The bigger question for watchmakers is whether the fortunes of their largest consumer markets are also likely to change.
Mainland China — the third-largest export market for watches behind Hong Kong and the US — imported $1.7bn worth in 2018, up 11.7 per cent on the previous year. Yet it reported its slowest economic growth for three decades last year, at 6.6 per cent. This is due in part to the ongoing trade war with the US, which has dented business and consumer sentiment.
The weak renminbi and Chinese government initiatives to drive up domestic consumption through tax cuts have also meant more Chinese would-be tourists are buying at home, which could sting retail demand across tourist destinations worldwide. Stores are being “more cautious with their order books”, says Thomas Chauvet, a luxury goods equity analyst at Citi. “There’s a bit of pullback from watch retailers.”
The effects are starting to be felt at big luxury groups. Swatch Group, which owns Omega, Tissot and the entry-level Swatch brand, blamed lower-than-expected growth in 2018 on a “downturn in demand” in Asia, as well as France’s gilets jaunes protests. Chief executive Nick Hayek told a press conference last week that tourism in France remained “hampered” going into 2019, and that the group’s sales there are “still in the red” compared with this time last year.
Swatch is slightly more exposed than its peers to competition from smartwatches and cheaper watches made in China, as its low and mid-priced ranges account for about a quarter of its revenues, Mr Chauvet notes. Its share price is down about 25 per cent year on year.
Richemont, which owns Vacheron Constantin and Cartier, was similarly forced to close stores in Paris for several weekends in the fourth quarter of 2018 due to the unrest, damaging its sales in Europe. Its share price is currently down about 14 per cent in the past year.
Although luxury group LVMH also had to close some French stores and has a large exposure to China, it has fared much better, in part due to the performance of its luxury goods beyond watches. The owner of Louis Vuitton, Bulgari and Tag Heuer reported record results in January, with net profits up 18 per cent to €6.35bn. “The market sees the glass as half empty. We see it as half full,” Bernard Arnault, chairman and chief executive, said at the time.
The industry’s renewed momentum in the US and Japan — where Swiss watch exports were up 9.1 per cent and 28.8 per cent year on year, respectively, in January — is cause for cheer. The growth goes some way to offsetting the gloomier outlook in Europe, where sales have softened in France, Italy and Spain as political uncertainty weighs on consumer sentiment and tourism.
The fall in sterling after the Brexit referendum initially was good news for domestic watch retailers, as tourists flocked to the UK to take advantage of the cheap pound. But a chaotic Brexit could see this trend reverse, warns Karine Szegedi, head of luxury at Deloitte Private, a division of the global consultancy: “Obviously if prices go up because of taxes and duties in the UK then there will be a direct impact.”

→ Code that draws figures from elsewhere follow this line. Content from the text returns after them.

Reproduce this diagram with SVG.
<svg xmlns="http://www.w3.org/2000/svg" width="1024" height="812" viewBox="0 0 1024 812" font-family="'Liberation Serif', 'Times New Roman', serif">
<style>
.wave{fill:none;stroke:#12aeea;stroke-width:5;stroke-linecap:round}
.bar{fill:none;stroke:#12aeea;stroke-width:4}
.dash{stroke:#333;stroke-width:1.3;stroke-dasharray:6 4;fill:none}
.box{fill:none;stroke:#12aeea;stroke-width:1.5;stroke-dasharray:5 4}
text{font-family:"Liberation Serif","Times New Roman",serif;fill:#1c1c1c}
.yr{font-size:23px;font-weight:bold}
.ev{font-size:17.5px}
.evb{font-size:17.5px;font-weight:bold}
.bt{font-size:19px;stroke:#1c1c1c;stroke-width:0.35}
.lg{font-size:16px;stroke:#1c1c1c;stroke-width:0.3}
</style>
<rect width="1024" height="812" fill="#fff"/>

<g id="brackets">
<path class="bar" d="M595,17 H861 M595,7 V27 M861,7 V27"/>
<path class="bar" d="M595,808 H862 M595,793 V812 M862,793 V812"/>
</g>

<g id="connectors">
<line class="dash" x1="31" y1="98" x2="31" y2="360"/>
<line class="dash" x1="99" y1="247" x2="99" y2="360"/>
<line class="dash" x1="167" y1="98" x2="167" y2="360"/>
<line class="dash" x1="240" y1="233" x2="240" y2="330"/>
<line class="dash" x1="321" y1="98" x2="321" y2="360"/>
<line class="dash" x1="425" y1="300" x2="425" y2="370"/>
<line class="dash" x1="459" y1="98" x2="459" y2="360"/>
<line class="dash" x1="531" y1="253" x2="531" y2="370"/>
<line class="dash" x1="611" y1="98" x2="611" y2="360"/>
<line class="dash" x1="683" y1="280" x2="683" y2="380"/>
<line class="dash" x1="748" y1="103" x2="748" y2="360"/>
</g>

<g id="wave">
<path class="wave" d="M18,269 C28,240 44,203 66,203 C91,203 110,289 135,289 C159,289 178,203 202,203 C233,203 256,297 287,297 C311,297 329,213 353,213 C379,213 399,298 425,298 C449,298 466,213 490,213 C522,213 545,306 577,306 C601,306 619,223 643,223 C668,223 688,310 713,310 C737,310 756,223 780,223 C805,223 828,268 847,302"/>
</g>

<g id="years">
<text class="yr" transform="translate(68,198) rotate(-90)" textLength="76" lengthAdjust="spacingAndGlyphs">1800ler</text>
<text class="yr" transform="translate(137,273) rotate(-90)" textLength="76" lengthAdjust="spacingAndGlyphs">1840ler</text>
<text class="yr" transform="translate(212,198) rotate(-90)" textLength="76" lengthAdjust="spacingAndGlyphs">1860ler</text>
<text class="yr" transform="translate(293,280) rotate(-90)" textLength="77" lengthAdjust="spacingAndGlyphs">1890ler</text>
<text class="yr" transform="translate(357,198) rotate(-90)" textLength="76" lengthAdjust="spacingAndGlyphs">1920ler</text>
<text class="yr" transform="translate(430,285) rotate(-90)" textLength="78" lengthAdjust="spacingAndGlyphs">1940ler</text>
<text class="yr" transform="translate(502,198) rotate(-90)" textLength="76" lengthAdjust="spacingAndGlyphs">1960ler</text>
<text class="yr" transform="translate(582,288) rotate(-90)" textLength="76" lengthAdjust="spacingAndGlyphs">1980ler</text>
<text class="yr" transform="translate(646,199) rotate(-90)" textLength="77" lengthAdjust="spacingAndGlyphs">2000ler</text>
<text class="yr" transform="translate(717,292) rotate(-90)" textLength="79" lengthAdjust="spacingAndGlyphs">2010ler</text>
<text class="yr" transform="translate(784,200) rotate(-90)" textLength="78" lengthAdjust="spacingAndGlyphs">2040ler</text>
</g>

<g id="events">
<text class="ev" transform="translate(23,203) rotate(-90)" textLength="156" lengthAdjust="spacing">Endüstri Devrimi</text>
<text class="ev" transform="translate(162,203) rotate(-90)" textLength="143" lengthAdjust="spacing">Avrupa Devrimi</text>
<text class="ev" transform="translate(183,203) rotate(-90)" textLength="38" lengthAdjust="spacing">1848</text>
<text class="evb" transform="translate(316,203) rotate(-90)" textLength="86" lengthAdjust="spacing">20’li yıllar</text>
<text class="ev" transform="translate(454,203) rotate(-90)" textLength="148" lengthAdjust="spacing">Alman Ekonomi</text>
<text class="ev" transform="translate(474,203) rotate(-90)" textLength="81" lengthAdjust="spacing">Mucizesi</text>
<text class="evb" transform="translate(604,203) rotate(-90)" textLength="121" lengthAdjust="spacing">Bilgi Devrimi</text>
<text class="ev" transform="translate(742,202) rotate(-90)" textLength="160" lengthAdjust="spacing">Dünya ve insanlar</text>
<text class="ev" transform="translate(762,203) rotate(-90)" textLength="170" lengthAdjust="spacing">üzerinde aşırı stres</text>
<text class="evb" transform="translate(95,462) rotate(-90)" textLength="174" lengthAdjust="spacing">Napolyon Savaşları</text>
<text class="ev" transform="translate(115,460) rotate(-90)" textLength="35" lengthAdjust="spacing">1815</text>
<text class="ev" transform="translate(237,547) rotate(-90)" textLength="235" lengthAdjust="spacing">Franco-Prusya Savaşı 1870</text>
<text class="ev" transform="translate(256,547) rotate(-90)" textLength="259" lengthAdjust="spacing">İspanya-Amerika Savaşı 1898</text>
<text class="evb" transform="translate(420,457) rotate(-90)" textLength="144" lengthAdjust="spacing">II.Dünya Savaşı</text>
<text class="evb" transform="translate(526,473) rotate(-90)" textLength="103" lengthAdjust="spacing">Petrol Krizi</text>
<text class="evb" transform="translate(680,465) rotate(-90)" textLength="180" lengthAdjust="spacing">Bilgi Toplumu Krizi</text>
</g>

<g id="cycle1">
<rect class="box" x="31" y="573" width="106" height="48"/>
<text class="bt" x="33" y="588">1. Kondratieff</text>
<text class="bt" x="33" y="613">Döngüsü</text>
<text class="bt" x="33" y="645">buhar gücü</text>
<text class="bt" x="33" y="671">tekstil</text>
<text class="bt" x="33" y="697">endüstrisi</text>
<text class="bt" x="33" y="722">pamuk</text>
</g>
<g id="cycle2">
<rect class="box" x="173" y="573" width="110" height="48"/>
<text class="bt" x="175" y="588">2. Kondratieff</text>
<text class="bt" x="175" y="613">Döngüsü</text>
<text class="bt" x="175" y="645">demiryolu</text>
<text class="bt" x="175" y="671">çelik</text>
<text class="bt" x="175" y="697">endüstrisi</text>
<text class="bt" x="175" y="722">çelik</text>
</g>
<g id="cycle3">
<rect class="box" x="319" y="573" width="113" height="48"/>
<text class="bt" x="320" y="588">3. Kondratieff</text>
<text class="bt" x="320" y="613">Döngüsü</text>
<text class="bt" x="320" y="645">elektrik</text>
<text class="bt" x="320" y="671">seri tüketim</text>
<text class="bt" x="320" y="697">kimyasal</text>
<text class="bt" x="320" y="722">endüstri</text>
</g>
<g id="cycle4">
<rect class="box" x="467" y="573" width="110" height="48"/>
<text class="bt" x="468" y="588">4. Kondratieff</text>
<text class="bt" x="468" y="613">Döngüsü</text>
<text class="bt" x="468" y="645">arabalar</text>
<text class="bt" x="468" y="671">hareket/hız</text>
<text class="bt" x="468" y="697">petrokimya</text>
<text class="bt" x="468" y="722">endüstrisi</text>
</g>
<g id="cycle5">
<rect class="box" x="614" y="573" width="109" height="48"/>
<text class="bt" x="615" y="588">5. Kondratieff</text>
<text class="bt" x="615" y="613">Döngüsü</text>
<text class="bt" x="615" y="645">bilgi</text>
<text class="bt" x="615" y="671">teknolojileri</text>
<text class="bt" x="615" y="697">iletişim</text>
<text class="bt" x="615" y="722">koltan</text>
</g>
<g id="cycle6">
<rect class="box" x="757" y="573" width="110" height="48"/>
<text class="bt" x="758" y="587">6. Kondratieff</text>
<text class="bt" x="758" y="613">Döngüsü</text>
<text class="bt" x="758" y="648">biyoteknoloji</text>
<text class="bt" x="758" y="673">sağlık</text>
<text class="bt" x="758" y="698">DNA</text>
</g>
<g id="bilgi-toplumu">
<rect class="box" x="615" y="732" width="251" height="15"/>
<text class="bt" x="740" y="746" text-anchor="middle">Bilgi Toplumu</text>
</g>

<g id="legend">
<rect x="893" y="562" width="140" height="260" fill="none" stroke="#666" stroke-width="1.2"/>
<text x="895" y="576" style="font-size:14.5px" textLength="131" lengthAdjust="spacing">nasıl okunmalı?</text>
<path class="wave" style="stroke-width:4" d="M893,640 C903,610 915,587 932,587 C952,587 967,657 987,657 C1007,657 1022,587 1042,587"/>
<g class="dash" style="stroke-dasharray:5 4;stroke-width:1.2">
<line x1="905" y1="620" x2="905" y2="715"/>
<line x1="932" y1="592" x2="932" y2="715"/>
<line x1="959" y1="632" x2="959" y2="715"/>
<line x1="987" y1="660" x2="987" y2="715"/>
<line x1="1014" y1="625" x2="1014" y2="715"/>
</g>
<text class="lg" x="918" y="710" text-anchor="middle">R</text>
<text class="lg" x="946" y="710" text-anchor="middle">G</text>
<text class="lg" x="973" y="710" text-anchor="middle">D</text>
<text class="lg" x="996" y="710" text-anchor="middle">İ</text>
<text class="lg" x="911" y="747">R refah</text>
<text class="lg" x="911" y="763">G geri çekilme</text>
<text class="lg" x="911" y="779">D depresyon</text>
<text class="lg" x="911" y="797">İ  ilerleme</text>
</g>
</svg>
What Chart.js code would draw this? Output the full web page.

Last month, Britain signed a trade deal with Switzerland — its biggest since the Brexit vote in 2016. The UK trade department said the so-called trade continuity agreement would mean “precious stones and metals exporters could avoid up to £4m” in tariffs.
Still, in the event of a disorderly Brexit, new layers of customs checks risk a logjam at Britain’s border. Indeed, a peak in UK watch imports in January suggest distributors are “stockpiling” inventory ahead of possible disruption, observes Mr Chauvet.
At Baselworld, the mood is one of cautious optimism yet some remain sceptical about its chances of success.
Gianluca Maina, chief marketing officer at Geneva-based jewellery maison De Grisogono — which pulled out of Baselworld this year — says the way business is done is changing.
He commends Baselworld’s efforts to improve exhibitors’ experience, but brands like his are seeing the value of running smaller, targeted events. For De Grisogono, that means aligning product launches more closely to the fashion calendar.